Thursday, March 26, 2009

Lower the Pressure, Raise the Bar

It was an interesting experiment today. I was to meet with my lowest guided reading group and anticipated a bit of frustration all around. I had a cute book, "Frog" that seemed possibly "too hard" but I was going to do an experiment of sorts. What if I did a picture walk of the book and engaged the students in playful conversation about this frog who ventured out of his pond into the city? Would their amusement and curiosity about the story propel them into making an effort to read?
The answer: a resounding yes!
I am learning more and more that a positive classroom climate, filled with curiosity, fascination and humor enables kids to take risks in learning.
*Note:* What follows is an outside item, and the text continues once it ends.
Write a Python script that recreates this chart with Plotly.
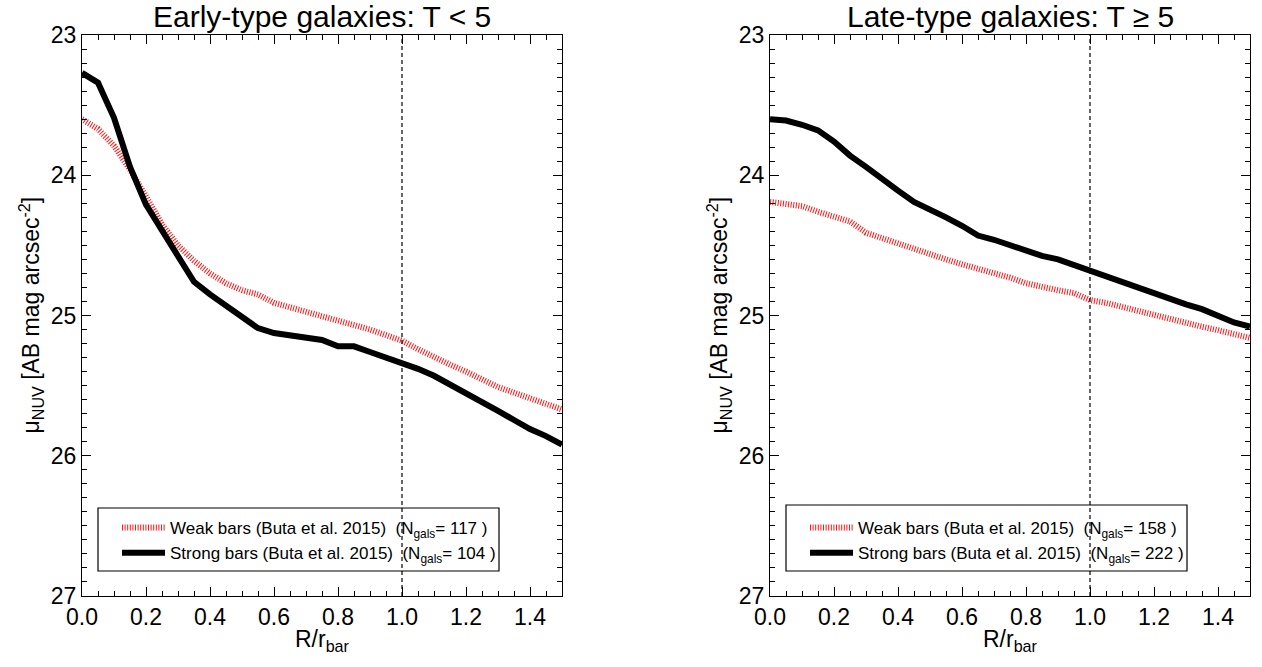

Many kids, even at 5, have learned that it's sometimes easier to remain quiet than answer a question and be wrong. I don't let them remain quiet; I ask them to make a guess based on what they know. Because they have been with me for 132 days of school, they trust me. And they know I believe in them.
We need to keep expectations high, but find ways to lower the stress and anxiety that often cripples kids in their learning. A trusting student-teacher relationship is a great place to start.

Saturday, March 14, 2009

Development is a Continuum

After a particularly challenging week in the world of teaching Kindergarten, I feel very strongly about discussing the subject of development: academic, social, and emotional development. Sometimes kids need time to work through their own particular kinks in order to show their full potential in school. This is not to say we leave them on their own to work through these challenges. I am simply saying that it's often not helpful to compare a child to his/her peers and decide that something is wrong in the intellectual or cognitive realm, especially at the young age of 5.
I know a girl who is five years old and has been in multiple foster homes during these very critical early years. She is adorable, quirky, and trying to make friends in a class that she joined 6 weeks after the school year began. Only with her new family, foster/adoptive parents, for the last 5 months, she has had a multitude of adjustments to make. Just last week, she got glasses! So, you might be thinking, what's the problem?
Well the problem is not with her. The problem is that the team of people who want to "help" this little girl are underestimating the huge impact of trauma, neglect, emotional abuse and loss on her ability to focus and learn. It seems that some are on a mission to prove that this child has a learning disability because she seems to have difficulty with memory, particularly in remembering numbers and words from short term memory. When in a small group of peers, and the attitude is more "playful" and less pressured, this child performs much better in restating what she just learned. She has shown growth in many areas since starting school in mid-October. In fact, she scored partially proficient in several areas!
Although the team of school professionals believe that this child needs more time before we subject her to the battery of tests that can only be performed once every 3 years, the parents and social workers are demanding the tests, now. The sad part of all of this is that she is getting re-traumatized by well-meaning individuals who are grilling her as she does her work: "What's that number? Come on! What is that number? " Each morning her foster mom comes into the class to help with her morning work, and I hear her asking her over and over. I want to tell her about the impact of stress and trauma on memory and tell her that she is only making matters worse. Unfortunately, that is the role of others: social worker, therapist etc. This parent thinks that I am trying to minimize this child's problems. I just think that she needs a nurturing, supportive yet still challenging environment where she feels safe to take chances and express herself. All children develop at their own time, and I simply believe that she needs more time and supportive work at home and at school.
I hope that the IEP meeting scheduled next month will be the opportunity to come together as a team of professionals to discuss a plan that will help this little girl.